18.    Additional Requirements.  The Company reserves the right to impose other requirements on the Option, any Shares acquired pursuant to the Option, and your participation in the Plan, to the extent the Company determines, in its sole discretion, that such other requirements are necessary or advisable in order to comply with local laws, rules and regulations, or to facilitate the operation and administration of the Option and the Plan.  Such requirements may include (but are not limited to) requiring you to sign any agreements or undertakings that may be necessary to accomplish the foregoing.

19.    Currency Fluctuations. Neither the Company, nor any Affiliate of the Company shall be liable for any foreign exchange rate fluctuation between the local currency of your country of residence and the U.S. dollar that may affect the value of the Options or of any amounts due to you pursuant to the settlement of the Options or the subsequent sale of any Shares acquired upon settlement of the Options.]

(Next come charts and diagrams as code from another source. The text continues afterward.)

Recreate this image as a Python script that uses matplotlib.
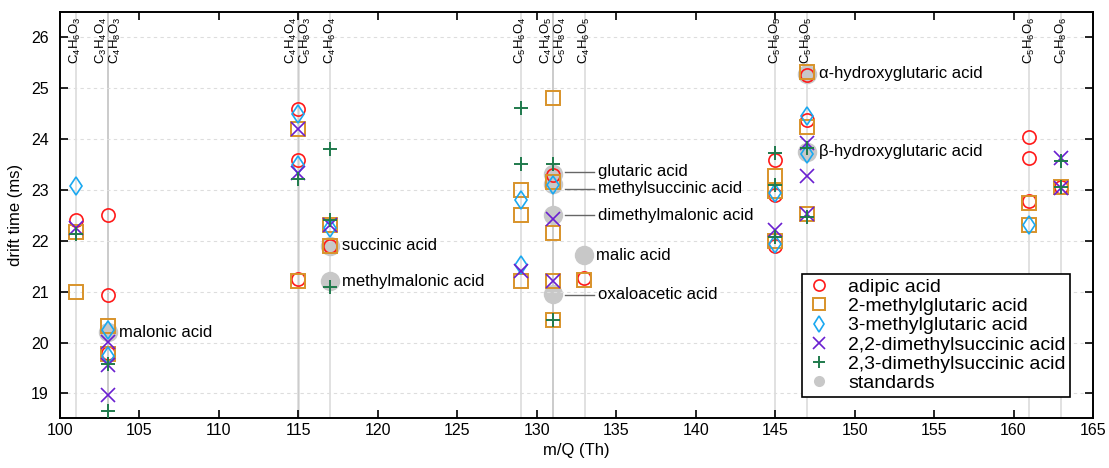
import matplotlib
matplotlib.use('Agg')
import matplotlib.pyplot as plt
from matplotlib.lines import Line2D

plt.rcParams['font.family'] = ['Liberation Sans', 'DejaVu Sans']
plt.rcParams['mathtext.fontset'] = 'custom'
plt.rcParams['mathtext.rm'] = 'Liberation Sans'
plt.rcParams['mathtext.default'] = 'regular'

# formula guide lines (m/Q of the deprotonated ions) and their labels
formula_mq = [101.02, 103.00, 103.04, 115.00, 115.04, 117.02, 129.02, 131.00, 131.04,
              133.01, 145.01, 147.03, 160.99, 163.01]
formula_labels = ['C$_4$H$_6$O$_3$', 'C$_3$H$_4$O$_4$', 'C$_4$H$_8$O$_3$', 'C$_4$H$_4$O$_4$',
                  'C$_5$H$_8$O$_3$', 'C$_4$H$_6$O$_4$', 'C$_5$H$_6$O$_4$', 'C$_4$H$_4$O$_5$',
                  'C$_5$H$_8$O$_4$', 'C$_4$H$_6$O$_5$', 'C$_5$H$_6$O$_5$', 'C$_5$H$_8$O$_5$',
                  'C$_5$H$_6$O$_6$', 'C$_5$H$_8$O$_6$']

# series data: m/Q (Th) and drift time (ms)
adipic_x = [101, 103, 103, 103, 115, 115, 115, 117, 131, 133, 145, 145, 145, 147, 147, 161, 161, 161, 163]
adipic_y = [22.40, 22.50, 20.93, 19.80, 24.59, 23.58, 21.25, 21.90, 23.30, 21.26, 23.58, 22.90, 21.90,
            25.25, 24.38, 24.03, 23.63, 22.78, 23.05]

mglut2_x = [101, 101, 103, 103, 115, 115, 117, 117, 129, 129, 129, 131, 131, 131, 131, 131, 133,
            145, 145, 145, 147, 147, 147, 161, 161, 163]
mglut2_y = [22.18, 21.00, 20.32, 19.78, 24.20, 21.20, 22.30, 21.90, 23.00, 22.50, 21.20, 24.80, 23.15,
            22.15, 21.20, 20.45, 21.22, 23.28, 22.97, 22.00, 25.32, 24.24, 22.52, 22.74, 22.31, 23.06]

mglut3_x = [101, 103, 103, 115, 115, 117, 129, 129, 131, 145, 145, 147, 147, 161]
mglut3_y = [23.07, 20.25, 19.73, 24.48, 23.48, 22.25, 22.80, 21.52, 23.10, 22.93, 21.93, 24.45, 23.70, 22.30]

dms22_x = [101, 103, 103, 103, 115, 115, 117, 129, 131, 131, 145, 147, 147, 147, 163, 163]
dms22_y = [22.25, 20.01, 19.55, 18.98, 24.20, 23.33, 22.30, 21.40, 22.42, 21.20, 22.22, 23.92, 23.28,
           22.52, 23.62, 23.04]

dms23_x = [101, 103, 103, 115, 117, 117, 117, 129, 129, 131, 131, 145, 145, 145, 147, 147, 163, 163]
dms23_y = [22.13, 19.58, 18.66, 23.22, 23.80, 22.40, 21.10, 24.60, 23.50, 23.50, 20.45, 23.73, 23.10,
           22.08, 23.82, 22.47, 23.56, 23.05]

std_names = ['malonic acid', 'succinic acid', 'methylmalonic acid', 'glutaric acid',
             'methylsuccinic acid', 'dimethylmalonic acid', 'malic acid', 'oxaloacetic acid',
             'α-hydroxyglutaric acid', 'β-hydroxyglutaric acid']
std_x = [103, 117, 117, 131, 131, 131, 133, 131, 147, 147]
std_y = [20.20, 21.90, 21.20, 23.32, 23.12, 22.50, 21.72, 20.96, 25.28, 23.75]

fig, ax = plt.subplots(figsize=(11.09, 4.68), dpi=100)
fig.subplots_adjust(left=0.054, right=0.9856, bottom=0.107, top=0.974)

ax.set_xlim(100, 165)
ax.set_ylim(18.52, 26.49)

# guide lines and formula labels
for i, (mq, lab) in enumerate(zip(formula_mq, formula_labels)):
    ax.axvline(mq, color='#999999', alpha=0.35, lw=1.2, zorder=0)
    pair_prev = i > 0 and abs(formula_mq[i - 1] - mq) < 0.2
    pair_next = i < len(formula_mq) - 1 and abs(formula_mq[i + 1] - mq) < 0.2
    dx = -0.4 if pair_next else (0.48 if pair_prev else 0.0)
    ax.text(round(mq) + dx, 0.99, lab, rotation=90, ha='center', va='top', fontsize=9.5,
            transform=ax.get_xaxis_transform())

ax.yaxis.grid(True, ls=(0, (3, 3)), color='#dddddd', lw=0.8, zorder=0)

# standards behind the measured points
ax.plot(std_x, std_y, 'o', color='#c8c8c8', ms=14, mec='none', zorder=1)

ax.plot(adipic_x, adipic_y, 'o', mfc='none', mec='#ff1a1a', mew=1.2, ms=9.5, zorder=3)
ax.plot(mglut2_x, mglut2_y, 's', mfc='none', mec='#d8932a', mew=1.4, ms=9.5, zorder=3)
ax.plot(mglut3_x, mglut3_y, 'd', mfc='none', mec='#1aa8f0', mew=1.2, ms=9.5, zorder=3)
ax.plot(dms22_x, dms22_y, 'x', color='#6a1fd0', mew=1.2, ms=9.5, zorder=3)
ax.plot(dms23_x, dms23_y, '+', color='#1f7a4c', mew=1.4, ms=10, zorder=3)

# labels for standards
leader = {'glutaric acid': 23.36, 'methylsuccinic acid': 23.02,
          'dimethylmalonic acid': 22.50, 'oxaloacetic acid': 20.94}
for name, x, y in zip(std_names, std_x, std_y):
    if name in leader:
        ly = leader[name]
        ax.plot([x + 0.8, x + 2.6], [ly, ly], color='#666666', lw=1, zorder=2)
        ax.text(x + 2.85, ly, name, fontsize=12, va='center', ha='left')
    else:
        ax.text(x + 0.75, y, name, fontsize=12, va='center', ha='left')

ax.set_xticks(range(100, 166, 5))
ax.set_yticks(range(19, 27))
ax.tick_params(direction='in', length=6, width=1.2, top=True, right=True, labelsize=11.5)
ax.tick_params(axis='y', pad=8)
for sp in ax.spines.values():
    sp.set_linewidth(1.4)
ax.set_xlabel('m/Q (Th)', fontsize=12)
ax.set_ylabel('drift time (ms)', fontsize=12, labelpad=6)

handles = [
    Line2D([], [], ls='none', marker='o', mfc='none', mec='#ff1a1a', mew=1.2, ms=8),
    Line2D([], [], ls='none', marker='s', mfc='none', mec='#d8932a', mew=1.4, ms=8),
    Line2D([], [], ls='none', marker='d', mfc='none', mec='#1aa8f0', mew=1.2, ms=8),
    Line2D([], [], ls='none', marker='x', color='#6a1fd0', mew=1.2, ms=8),
    Line2D([], [], ls='none', marker='+', color='#1f7a4c', mew=1.4, ms=9),
    Line2D([], [], ls='none', marker='o', color='#c8c8c8', mec='none', ms=8),
]
labels = ['adipic acid', '2-methylglutaric acid', '3-methylglutaric acid',
          '2,2-dimethylsuccinic acid', '2,3-dimethylsuccinic acid', 'standards']
leg = ax.legend(handles, labels, loc='lower right', bbox_to_anchor=(0.978, 0.052), fontsize=14,
                labelspacing=0.08, handlelength=1.2, handletextpad=0.9, borderpad=0.25,
                borderaxespad=0, fancybox=False, framealpha=1, edgecolor='black')
leg.get_frame().set_linewidth(1.2)

fig.savefig('out.png', dpi=100)
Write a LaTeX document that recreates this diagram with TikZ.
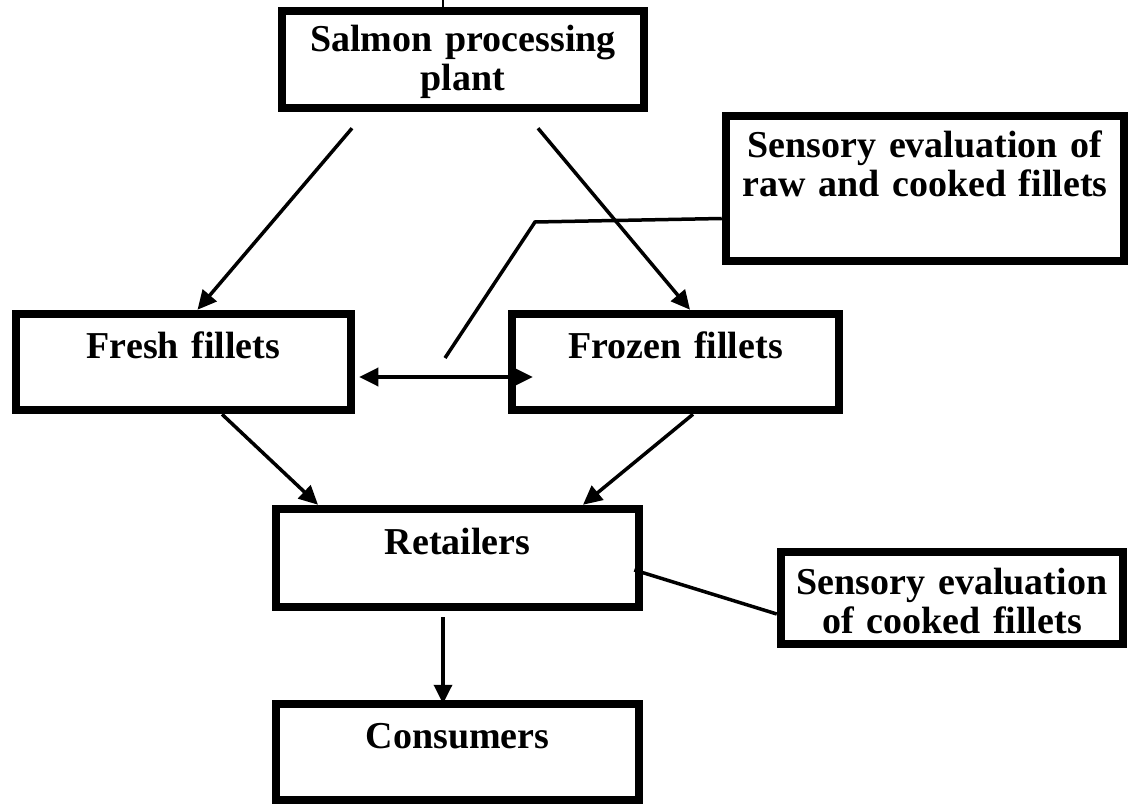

20.    Electronic Delivery.  The Company may, in its sole discretion, decide to deliver any documents related to the Option or other awards granted to you under the Plan by electronic means.  You hereby consent to receive such documents be electronic delivery and agree to participate in the Plan through an on-line or electronic system established and maintained by the Company or a third party-designated by the Company.

21.    Governing Law.  All questions concerning the construction, validity and interpretation of this Option and the Plan shall be governed and construed according to the laws of the State of Delaware, without regard to the application of the conflicts of laws provisions thereof.  Any disputes regarding this Option or the Plan shall be brought only in the state or federal courts of the State of Delaware.